To reveal himself, God chose one special
person, fully human yet perfectly representing and
revealing all that God is. That person was Jesus Christ,
a man born through God's special intervention over 2,000
years ago. The God that Jesus embodied and revealed is a
loving Father who loves all people. Indeed, so radically
different is God's love and the grace that God offered
through Jesus that those with preconceived notions of God
and his ways rejected Jesus and in the end put him to
death. God allowed that death because it demonstrated the
full extent of God's love and had the power to convey
God's grace to all who would accept it. God confirmed the
life, ministry, and death of Jesus by raising Jesus from
the dead and setting him up as the eternal mediator
between God and humanity.
The account of Jesus' life, death, and
resurrection is recorded in the Bible, a book that
contains the helpful and insightful experiences of Jesus'
forerunners as well as the powerful testimonies of his
immediate followers. Through his continuing spiritual
presence in the world, the message of the Bible continues
to reveal God and his intentions for humanity and all
creation.
How can you enter into
relationship with God? While the means for entering
into relationship with God is as simple as ABC, the
radical transformation of your life that results from
your encounter with God's grace will require a lifetime
to express. Relationship with God is not merely some
transaction that suddenly changes your status; it is a
call to become a learner, a follower, a disciple of Jesus
Christ. It is an encounter with such a gracious love that
it compels, yes even demands, a reorientation of your
life from self to God and others. Here is the simple
process to begin that journey.
Accept that
you cannot in your own power save yourself. You are far
from God. Your life is empty and fruitless without him.

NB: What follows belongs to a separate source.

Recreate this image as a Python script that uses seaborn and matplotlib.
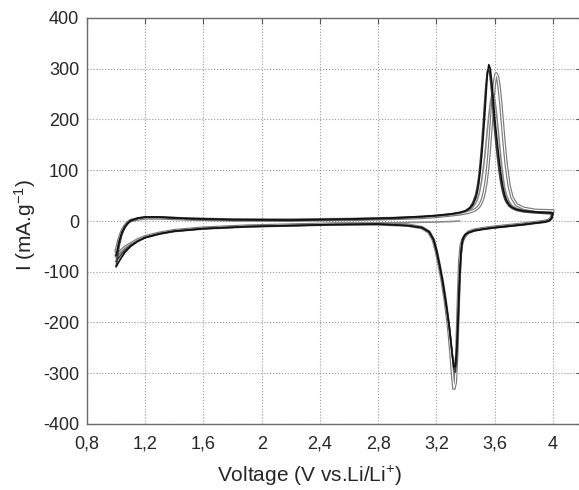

You know that you do things everyday that are the
opposite of the loving, unselfish person God created you
to be. You must look to God for your salvation.
Believe that
God has provided a way for you to be saved through Jesus
Christ. Believe that God loves you so much that he took
the initiative to reveal himself fully and completely
through Jesus. Believe that through Jesus' life,
ministry, death, and resurrection God provides a way for
you to know him personally and intimately. Believe that
God has removed all barriers that separate you from him
and has provided a way for you to have abundant life now
and life with him beyond death.
Confess your
faith in God through Jesus Christ. Become a learner, a
follower of Jesus. Share your experience with others.
Make your confession public by following Jesus' example
in baptism and aligning yourself with other believers in
whose fellowship you can grow and be strengthened in your
faith. Commit your life to loving and sacrificial service
to God and to other people.
Perhaps you began reading this without knowing
the direction this page was going. Maybe you are confused
and have lots of questions about what you have read. Maybe
you are repulsed by the idea that a stock market Web site
would even have a spiritual focus and concern. What you have
read is an invitation to dialogue. Feel free to correspond
with me. Share your reactions. Disclose your concerns.
Convey your decisions. Reflect on why you have reacted as
you have. I hope some truth, some basic understanding of the
underlying values that are necessary to balance life, will
have touched you and stirred you to thought, reflection,
prayer, or decision. Mostly I hope that you will find the
purpose and meaning that have sustained my life in good
times and bad through faith in Jesus Christ.